COLLABORATION IN ALL THINGS
“When you first graduate from architecture school, you often have this idea of the singular architect— someone like Howard Roark of The Fountainhead who makes these great buildings all by himself. That is a myth. Nothing happens without a team behind it. Our firm takes an intensely collaborative approach, not just within our studio, but also in our design process. That means listening to two things: first, the client; and second, the site.
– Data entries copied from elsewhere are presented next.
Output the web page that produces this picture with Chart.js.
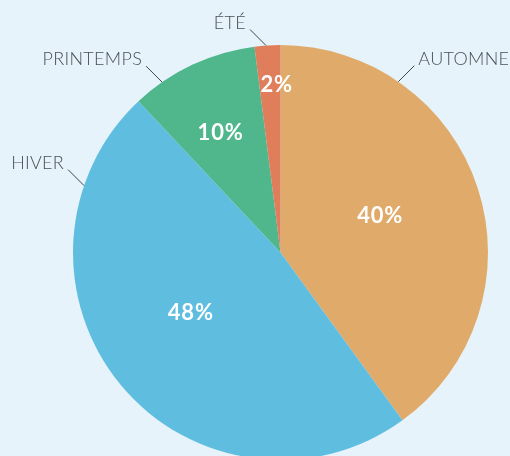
<!DOCTYPE html>
<html>
<head>
<meta charset="utf-8">
<script src="https://cdn.jsdelivr.net/npm/chart.js@4"></script>
<style>
  html, body { margin: 0; padding: 0; background: #E6F3FB; overflow: hidden; }
  #wrap { width: 510px; height: 456px; overflow: hidden; position: relative; }
  canvas { display: block; }
</style>
</head>
<body>
<div id="wrap"><canvas id="c" width="510" height="470"></canvas></div>
<script>
const categories = ['AUTOMNE', 'HIVER', 'PRINTEMPS', 'ÉTÉ'];
const values = [40, 48, 10, 2];
const valueLabels = ['40%', '48%', '10%', '2%'];
const colors = ['#E0AB6A', '#5FBEE0', '#50B78D', '#E07D5B'];

const labelPlugin = {
  id: 'sliceLabels',
  afterDatasetsDraw(chart, args, opts) {
    const ctx = chart.ctx;
    const meta = chart.getDatasetMeta(0);
    const toRad = d => (d - 90) * Math.PI / 180;
    meta.data.forEach((arc, i) => {
      const p = arc.getProps(['x', 'y', 'outerRadius'], true);
      // inner percentage labels
      const ia = toRad(opts.innerAngles[i]);
      const ir = p.outerRadius * opts.innerFractions[i];
      ctx.save();
      ctx.fillStyle = '#FFFFFF';
      ctx.font = opts.innerFont;
      if ('letterSpacing' in ctx) ctx.letterSpacing = opts.innerSpacing;
      ctx.textAlign = 'center';
      ctx.textBaseline = 'middle';
      ctx.fillText(valueLabels[i], p.x + ir * Math.cos(ia), p.y + ir * Math.sin(ia));
      ctx.restore();
      // outer category labels with leader lines
      const oa = toRad(opts.outerAngles[i]);
      const sx = p.x + p.outerRadius * Math.cos(oa);
      const sy = p.y + p.outerRadius * Math.sin(oa);
      const dir = Math.cos(oa) >= 0 ? 1 : -1;
      const ex = sx + dir * opts.leader;
      const ey = sy - opts.leader;
      ctx.save();
      ctx.strokeStyle = '#3f454b';
      ctx.lineWidth = 1;
      ctx.beginPath();
      ctx.moveTo(sx, sy);
      ctx.lineTo(ex, ey);
      ctx.stroke();
      ctx.fillStyle = '#4a4f55';
      ctx.font = opts.outerFont;
      if ('letterSpacing' in ctx) ctx.letterSpacing = opts.outerSpacing;
      ctx.textAlign = dir > 0 ? 'left' : 'right';
      ctx.textBaseline = 'middle';
      ctx.fillText(categories[i], ex + dir * 4, ey - 6.5);
      ctx.restore();
    });
  }
};

new Chart(document.getElementById('c'), {
  type: 'pie',
  data: {
    labels: categories,
    datasets: [{
      data: values,
      backgroundColor: colors,
      borderWidth: 0
    }]
  },
  options: {
    responsive: false,
    animation: false,
    layout: { padding: { left: 73, right: 22, top: 45, bottom: 10 } },
    plugins: {
      legend: { display: false },
      tooltip: { enabled: false },
      sliceLabels: {
        innerAngles: [69.8, 236.1, 333.3, 358.7],
        innerFractions: [0.512, 0.521, 0.643, 0.807],
        outerAngles: [34.6, -71.2, -34.8, -4],
        leader: 16,
        innerFont: '700 22px Lato',
        innerSpacing: '0.8px',
        outerFont: '300 18px Lato',
        outerSpacing: '0.3px'
      }
    }
  },
  plugins: [labelPlugin]
});
</script>
</body>
</html>
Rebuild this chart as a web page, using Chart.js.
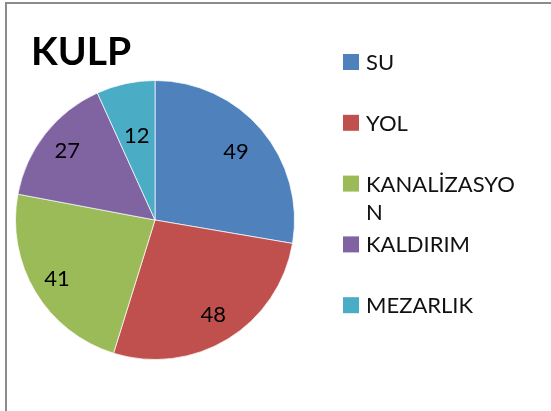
<!DOCTYPE html>
<html>
<head>
<meta charset="utf-8">
<script src="https://cdn.jsdelivr.net/npm/chart.js@4"></script>
<style>
  body { margin: 0; background: #fff; }
  #wrap { position: relative; width: 551px; height: 411px; overflow: hidden; }
  #frame { position: absolute; left: 5px; top: 2px; width: 600px; height: 500px;
           border-top: 2px solid #8c8c8c; border-left: 2px solid #8c8c8c; }
  canvas { position: absolute; left: 0; top: 0; }
</style>
</head>
<body>
<div id="wrap">
  <div id="frame"></div>
  <canvas id="chart" width="551" height="411"></canvas>
</div>
<script>
const title = 'KULP';
const categories = ['SU', 'YOL', 'KANALİZASYON', 'KALDIRIM', 'MEZARLIK'];
const values = [49, 48, 41, 27, 12];
const colors = ['#4F81BD', '#C0504D', '#9BBB59', '#8064A2', '#4BACC6'];

// how far out (fraction of radius) each value label sits
const labelRadius = [0.76, 0.8, 0.82, 0.8, 0.62];

const fontFamily = 'Lato, "Open Sans", sans-serif';

// value labels inside the slices
const sliceLabels = {
    id: 'sliceLabels',
    afterDatasetsDraw(chart) {
        const ctx = chart.ctx;
        const meta = chart.getDatasetMeta(0);
        ctx.save();
        ctx.font = '22px ' + fontFamily;
        ctx.fillStyle = '#000';
        ctx.textAlign = 'center';
        ctx.textBaseline = 'middle';
        meta.data.forEach((arc, i) => {
            const mid = (arc.startAngle + arc.endAngle) / 2;
            const r = arc.outerRadius * labelRadius[i];
            const x = arc.x + Math.cos(mid) * r;
            const y = arc.y + Math.sin(mid) * r;
            ctx.fillText(chart.data.datasets[0].data[i], x, y);
        });
        ctx.restore();
    }
};

// wraps a label by characters when it is wider than maxW
function wrapChars(ctx, text, maxW) {
    const lines = [];
    let cur = '';
    for (const ch of text) {
        if (cur && ctx.measureText(cur + ch).width > maxW) {
            lines.push(cur);
            cur = ch;
        } else {
            cur += ch;
        }
    }
    if (cur) lines.push(cur);
    return lines;
}

// title and legend in the style of the sheet
const sideText = {
    id: 'sideText',
    afterDraw(chart) {
        const ctx = chart.ctx;
        ctx.save();
        ctx.font = 'bold 39px ' + fontFamily;
        ctx.fillStyle = '#000';
        ctx.textBaseline = 'alphabetic';
        ctx.fillText(title, 31, 65);

        ctx.font = '22px ' + fontFamily;
        ctx.textBaseline = 'middle';
        const ds = chart.data.datasets[0];
        chart.data.labels.forEach((lab, i) => {
            const cy = 62 + i * 60.8;
            ctx.fillStyle = ds.backgroundColor[i];
            ctx.fillRect(343, cy - 8, 16, 16);
            ctx.fillStyle = '#111';
            const lines = wrapChars(ctx, lab, 155);
            lines.forEach((ln, j) => {
                ctx.fillText(ln, 366, cy + 1 + j * 28);
            });
        });
        ctx.restore();
    }
};

new Chart(document.getElementById('chart'), {
    type: 'pie',
    data: {
        labels: categories,
        datasets: [{
            data: values,
            backgroundColor: colors,
            borderColor: 'rgba(255,255,255,0.7)',
            borderWidth: 1
        }]
    },
    options: {
        responsive: false,
        animation: false,
        devicePixelRatio: 1,
        layout: {
            padding: { left: 15, top: 80, right: 256, bottom: 51 }
        },
        plugins: {
            legend: { display: false },
            tooltip: { enabled: false }
        }
    },
    plugins: [sliceLabels, sideText]
});
</script>
</body>
</html>
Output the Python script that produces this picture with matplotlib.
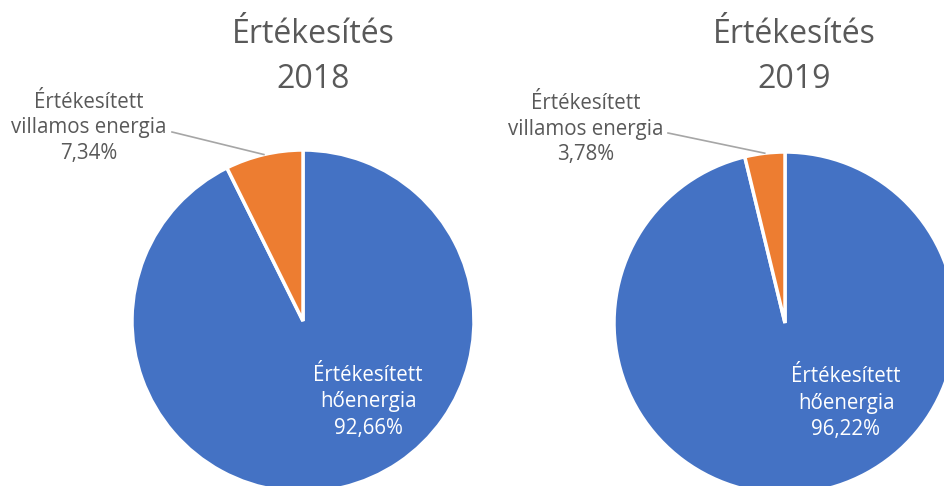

Almost every project results from long, deep discussions with our clients, and we spend lots of time on the site trying to understand every opportunity and challenge that exists, so we can capitalize on the opportunities and turn the challenges into positives.”

CONNECTING TO PLACE
“Gammel Damm [a family retreat near Snowmass] is a great example of a house connecting to its place. We deferred to the site through a really simple, long roof that slopes with the topography. In the midst of this high, arid desert setting, there were five spruces over 100 feet tall; we sited the house to feel nestled within them, as if it was there before the trees were. Also, the house very specifically pulls apart into distinct elements: There is a main house, and to the west a sauna that is attached at the roof but detached everywhere else, so the landscape flows underneath the architectural roof form. The house really defers to the landscape.”

STAYING ALIVE
“The five principals at our firm all got into architecture to do architecture, so there is no point on a project at which our involvement wanes. Understanding that every line drawn on paper has an impact on the end aesthetic is incredibly important to a solution that feels crafted, detailed and beautiful.”

DESIGNING IN COLORADO
“The benefits to working here are obvious: beautiful locations, whether that means long-range views, short-range views or river views. And our climate is amazingly perfect. If you design a house well, you can expand your outdoor living space and enjoy how you live outside eight to nine months a year. We’re fortunate to work on some of the most spectacular pieces of property in the state—and therefore the country.